Не надо требовать от пейзажа, чтобы он был населен людьми. Эти люди есть в любом пейзаже, где течет живая кровь стиха. Это — автор стихотворения и те люди, которые стояли рядом с ним на берегу реки или моря или на городском бульваре и чувствовали то же, что и автор. Разве в пейзажах Левитана нет человека? Разве в «пейзажной» музыке Чайковского нет человека?
Что самое главное в пейзажной лирике? Живая жизнь, живое чувство. Пейзаж, который не говорит по-человечески, — это еще не пейзаж и вряд ли годится для стиха.
Не только о деревьях, звездах и траве идет гут речь. Огромная часть природы — животные — остались как бы вне лирической поэзии. О животных пишут лишь баснописцы и детские поэты. О том, с какой силой добра, с какой душевной теплотой можно написать о животных, мы знаем от Есенина — поэта с обостренным чувством природы, знавшего единение с природой. Его березку, клен и собаку помнит каждый.
Зато многократно воспеты городские пейзажи Ленинграда, где архитектура выступает как поэт-лирик, а не только как исторический романист.

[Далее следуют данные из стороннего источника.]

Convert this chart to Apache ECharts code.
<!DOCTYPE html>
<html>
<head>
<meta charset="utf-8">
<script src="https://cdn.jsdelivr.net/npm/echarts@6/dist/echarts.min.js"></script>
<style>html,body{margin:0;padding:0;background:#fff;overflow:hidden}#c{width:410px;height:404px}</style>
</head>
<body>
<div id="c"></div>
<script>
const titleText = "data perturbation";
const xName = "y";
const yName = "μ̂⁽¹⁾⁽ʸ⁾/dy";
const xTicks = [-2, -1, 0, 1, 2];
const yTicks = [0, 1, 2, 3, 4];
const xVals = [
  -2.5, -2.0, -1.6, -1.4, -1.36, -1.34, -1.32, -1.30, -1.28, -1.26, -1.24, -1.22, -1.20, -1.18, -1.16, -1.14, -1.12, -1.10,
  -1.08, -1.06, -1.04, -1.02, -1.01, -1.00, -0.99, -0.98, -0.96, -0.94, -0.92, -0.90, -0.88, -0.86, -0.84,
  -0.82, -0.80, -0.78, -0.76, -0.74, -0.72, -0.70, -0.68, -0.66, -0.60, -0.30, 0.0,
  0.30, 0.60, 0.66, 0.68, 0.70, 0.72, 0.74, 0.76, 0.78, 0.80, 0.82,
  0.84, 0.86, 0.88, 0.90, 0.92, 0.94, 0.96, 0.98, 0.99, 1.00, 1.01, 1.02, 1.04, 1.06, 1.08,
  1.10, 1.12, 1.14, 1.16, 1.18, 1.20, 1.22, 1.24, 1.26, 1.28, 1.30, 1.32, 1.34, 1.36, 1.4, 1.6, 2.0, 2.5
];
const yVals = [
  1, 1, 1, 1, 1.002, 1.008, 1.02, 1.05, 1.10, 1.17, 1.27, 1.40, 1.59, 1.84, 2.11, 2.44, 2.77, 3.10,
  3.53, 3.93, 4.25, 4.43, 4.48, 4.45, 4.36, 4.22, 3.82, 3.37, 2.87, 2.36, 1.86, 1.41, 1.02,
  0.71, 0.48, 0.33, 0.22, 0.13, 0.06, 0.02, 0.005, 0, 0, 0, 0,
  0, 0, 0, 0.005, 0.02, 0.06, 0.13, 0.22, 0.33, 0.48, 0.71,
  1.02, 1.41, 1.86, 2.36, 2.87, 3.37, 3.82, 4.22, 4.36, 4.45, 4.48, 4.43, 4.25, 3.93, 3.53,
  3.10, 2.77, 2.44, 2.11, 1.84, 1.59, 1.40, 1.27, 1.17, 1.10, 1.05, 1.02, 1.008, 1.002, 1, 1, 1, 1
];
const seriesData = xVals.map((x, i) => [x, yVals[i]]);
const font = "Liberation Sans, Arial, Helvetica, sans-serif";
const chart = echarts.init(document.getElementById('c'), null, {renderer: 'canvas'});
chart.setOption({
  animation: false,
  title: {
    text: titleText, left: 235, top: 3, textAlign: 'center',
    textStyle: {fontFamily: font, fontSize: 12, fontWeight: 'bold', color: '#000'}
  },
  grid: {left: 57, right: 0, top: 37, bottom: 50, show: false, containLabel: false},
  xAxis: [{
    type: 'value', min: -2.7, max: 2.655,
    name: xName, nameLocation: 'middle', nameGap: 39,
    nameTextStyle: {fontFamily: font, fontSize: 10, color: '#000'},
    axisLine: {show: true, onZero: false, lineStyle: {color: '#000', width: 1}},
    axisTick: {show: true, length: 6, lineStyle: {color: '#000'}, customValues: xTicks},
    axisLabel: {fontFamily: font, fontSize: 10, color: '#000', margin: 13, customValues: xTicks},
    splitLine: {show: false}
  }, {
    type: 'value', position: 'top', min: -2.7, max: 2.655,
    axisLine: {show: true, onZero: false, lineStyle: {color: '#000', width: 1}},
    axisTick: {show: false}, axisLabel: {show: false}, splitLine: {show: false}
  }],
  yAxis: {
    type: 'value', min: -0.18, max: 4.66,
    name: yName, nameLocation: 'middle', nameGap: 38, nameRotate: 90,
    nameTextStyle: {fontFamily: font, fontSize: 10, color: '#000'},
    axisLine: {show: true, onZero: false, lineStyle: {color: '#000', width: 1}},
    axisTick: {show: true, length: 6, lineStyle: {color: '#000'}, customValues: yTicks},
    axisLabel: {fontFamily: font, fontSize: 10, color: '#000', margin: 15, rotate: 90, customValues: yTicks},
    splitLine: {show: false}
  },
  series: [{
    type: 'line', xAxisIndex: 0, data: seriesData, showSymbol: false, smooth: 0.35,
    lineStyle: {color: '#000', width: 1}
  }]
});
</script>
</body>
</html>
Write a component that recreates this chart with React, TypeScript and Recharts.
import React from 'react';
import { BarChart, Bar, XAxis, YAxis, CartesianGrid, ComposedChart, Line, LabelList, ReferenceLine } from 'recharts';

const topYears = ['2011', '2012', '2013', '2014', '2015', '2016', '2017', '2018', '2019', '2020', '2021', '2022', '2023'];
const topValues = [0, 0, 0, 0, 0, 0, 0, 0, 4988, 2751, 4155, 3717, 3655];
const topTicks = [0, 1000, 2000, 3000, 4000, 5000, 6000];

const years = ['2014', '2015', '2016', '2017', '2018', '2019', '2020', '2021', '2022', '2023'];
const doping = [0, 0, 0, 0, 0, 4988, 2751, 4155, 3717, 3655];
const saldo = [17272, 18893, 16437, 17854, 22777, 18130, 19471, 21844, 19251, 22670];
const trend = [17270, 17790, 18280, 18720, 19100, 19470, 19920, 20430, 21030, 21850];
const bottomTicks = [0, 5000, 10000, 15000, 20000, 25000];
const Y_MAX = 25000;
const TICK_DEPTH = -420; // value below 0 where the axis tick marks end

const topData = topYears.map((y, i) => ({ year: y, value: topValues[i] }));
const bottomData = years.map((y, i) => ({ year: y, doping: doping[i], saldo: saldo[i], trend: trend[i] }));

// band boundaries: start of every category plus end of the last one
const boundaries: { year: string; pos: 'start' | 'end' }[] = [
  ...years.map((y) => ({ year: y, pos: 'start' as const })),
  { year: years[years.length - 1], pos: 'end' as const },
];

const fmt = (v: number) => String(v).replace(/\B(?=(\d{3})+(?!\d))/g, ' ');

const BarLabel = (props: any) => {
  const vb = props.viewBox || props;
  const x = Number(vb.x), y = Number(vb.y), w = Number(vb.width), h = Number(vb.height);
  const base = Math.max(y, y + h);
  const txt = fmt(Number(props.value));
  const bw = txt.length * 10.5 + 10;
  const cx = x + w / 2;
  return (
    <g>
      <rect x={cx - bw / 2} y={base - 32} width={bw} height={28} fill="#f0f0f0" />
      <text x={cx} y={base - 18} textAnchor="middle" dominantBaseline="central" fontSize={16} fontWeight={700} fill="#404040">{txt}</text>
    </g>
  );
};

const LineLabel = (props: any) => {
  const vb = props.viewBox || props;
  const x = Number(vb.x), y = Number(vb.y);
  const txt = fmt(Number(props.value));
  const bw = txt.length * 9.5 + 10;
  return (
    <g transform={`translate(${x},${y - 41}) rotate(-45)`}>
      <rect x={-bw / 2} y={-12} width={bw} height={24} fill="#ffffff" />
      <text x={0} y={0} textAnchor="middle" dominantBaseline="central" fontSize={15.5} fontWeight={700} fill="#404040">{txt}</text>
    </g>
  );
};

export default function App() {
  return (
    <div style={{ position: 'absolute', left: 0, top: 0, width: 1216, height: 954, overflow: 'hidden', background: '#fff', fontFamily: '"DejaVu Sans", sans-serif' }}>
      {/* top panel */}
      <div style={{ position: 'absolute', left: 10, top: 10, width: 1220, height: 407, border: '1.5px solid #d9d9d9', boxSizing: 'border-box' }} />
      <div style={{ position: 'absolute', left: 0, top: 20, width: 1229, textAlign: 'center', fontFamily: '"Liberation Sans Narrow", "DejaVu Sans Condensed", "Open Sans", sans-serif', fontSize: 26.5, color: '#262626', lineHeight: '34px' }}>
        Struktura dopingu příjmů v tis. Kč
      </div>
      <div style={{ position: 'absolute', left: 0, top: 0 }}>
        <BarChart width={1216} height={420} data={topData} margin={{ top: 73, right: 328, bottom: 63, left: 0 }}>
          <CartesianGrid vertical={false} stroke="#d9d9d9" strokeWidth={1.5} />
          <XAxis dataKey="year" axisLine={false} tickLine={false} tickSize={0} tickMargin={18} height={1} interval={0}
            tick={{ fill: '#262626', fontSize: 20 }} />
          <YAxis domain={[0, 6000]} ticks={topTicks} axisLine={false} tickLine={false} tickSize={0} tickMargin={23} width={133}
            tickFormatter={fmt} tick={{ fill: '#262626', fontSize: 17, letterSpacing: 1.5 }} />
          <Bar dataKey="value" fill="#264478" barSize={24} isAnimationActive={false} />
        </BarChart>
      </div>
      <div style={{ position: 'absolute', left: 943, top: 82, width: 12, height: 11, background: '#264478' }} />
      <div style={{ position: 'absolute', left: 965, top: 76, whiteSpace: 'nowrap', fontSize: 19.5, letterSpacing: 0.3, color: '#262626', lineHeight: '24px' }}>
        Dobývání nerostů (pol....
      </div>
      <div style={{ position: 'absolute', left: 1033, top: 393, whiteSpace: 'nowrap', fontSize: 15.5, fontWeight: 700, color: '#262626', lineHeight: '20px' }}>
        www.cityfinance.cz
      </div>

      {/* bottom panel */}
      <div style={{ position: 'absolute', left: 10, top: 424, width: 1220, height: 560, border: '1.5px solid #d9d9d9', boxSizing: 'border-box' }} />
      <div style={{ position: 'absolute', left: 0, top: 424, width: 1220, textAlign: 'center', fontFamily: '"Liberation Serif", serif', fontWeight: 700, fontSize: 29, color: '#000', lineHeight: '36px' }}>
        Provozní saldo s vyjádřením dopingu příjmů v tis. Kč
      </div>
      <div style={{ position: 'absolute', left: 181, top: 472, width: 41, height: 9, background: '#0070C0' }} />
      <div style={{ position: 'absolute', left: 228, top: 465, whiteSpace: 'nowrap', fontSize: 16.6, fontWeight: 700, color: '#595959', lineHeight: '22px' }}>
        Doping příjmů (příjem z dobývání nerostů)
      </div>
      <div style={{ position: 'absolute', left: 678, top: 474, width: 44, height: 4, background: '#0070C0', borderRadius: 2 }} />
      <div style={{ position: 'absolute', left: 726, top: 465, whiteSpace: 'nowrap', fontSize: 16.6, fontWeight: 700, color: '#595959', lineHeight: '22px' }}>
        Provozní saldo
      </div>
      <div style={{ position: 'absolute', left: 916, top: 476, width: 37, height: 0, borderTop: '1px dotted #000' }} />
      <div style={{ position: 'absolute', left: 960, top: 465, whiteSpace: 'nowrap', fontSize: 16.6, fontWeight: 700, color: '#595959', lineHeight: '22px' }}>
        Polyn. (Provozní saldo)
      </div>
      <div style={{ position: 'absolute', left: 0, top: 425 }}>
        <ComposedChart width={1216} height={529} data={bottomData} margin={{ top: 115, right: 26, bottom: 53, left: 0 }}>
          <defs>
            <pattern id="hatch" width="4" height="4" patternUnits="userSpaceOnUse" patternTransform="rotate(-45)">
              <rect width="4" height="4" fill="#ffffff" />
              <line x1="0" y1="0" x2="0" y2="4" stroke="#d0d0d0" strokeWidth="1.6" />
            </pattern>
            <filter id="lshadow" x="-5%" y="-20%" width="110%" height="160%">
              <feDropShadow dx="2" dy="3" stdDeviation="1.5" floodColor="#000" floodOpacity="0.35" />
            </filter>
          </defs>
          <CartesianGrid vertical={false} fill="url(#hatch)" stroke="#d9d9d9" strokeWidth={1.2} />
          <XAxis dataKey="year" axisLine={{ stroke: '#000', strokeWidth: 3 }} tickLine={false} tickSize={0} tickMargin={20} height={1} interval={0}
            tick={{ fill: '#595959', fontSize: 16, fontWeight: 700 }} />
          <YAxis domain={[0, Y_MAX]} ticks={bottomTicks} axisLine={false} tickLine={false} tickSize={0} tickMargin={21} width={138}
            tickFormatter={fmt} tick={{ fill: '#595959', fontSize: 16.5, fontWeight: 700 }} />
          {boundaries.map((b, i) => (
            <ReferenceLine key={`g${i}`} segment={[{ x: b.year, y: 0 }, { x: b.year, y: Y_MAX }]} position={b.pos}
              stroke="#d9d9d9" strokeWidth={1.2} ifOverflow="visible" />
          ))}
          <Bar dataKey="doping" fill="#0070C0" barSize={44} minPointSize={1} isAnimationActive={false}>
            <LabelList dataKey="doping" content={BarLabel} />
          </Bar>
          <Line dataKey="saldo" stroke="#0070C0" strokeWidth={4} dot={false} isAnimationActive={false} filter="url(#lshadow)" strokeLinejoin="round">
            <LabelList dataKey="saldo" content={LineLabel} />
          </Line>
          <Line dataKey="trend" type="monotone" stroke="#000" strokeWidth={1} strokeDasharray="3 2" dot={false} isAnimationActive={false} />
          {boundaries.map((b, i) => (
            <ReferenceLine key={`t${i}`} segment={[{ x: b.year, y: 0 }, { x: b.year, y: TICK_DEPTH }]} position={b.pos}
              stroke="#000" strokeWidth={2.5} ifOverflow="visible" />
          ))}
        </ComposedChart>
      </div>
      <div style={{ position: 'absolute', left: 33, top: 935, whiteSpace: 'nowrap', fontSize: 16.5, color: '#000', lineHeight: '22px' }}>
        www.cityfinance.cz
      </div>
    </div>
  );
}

Именно в пейзажной лирике с особенной силой сказывается чувство родины, родной страны. Горы и леса родного края особенно дороги поэту. Они окружали его с детства, воспитывали его характер. Историк Ключевский много рассказал нам о влиянии географии на историю, на формирование характера русского человека. Это в равной степени относится ко всей мировой культуре, и вовсе незнакомые нам пейзажи Габриэлы Мистраль — пески, солнце и скалы Южной Америки — наделены огромной душевной силой, творческим вдохновением, которое угадывается даже сквозь неудачный перевод. Это — чужое, но не чуждое, и именно поэт сделал горы Южной Америки родными для русского читателя. Мистраль научила нас видеть Южную Америку, волноваться пейзажами другой страны.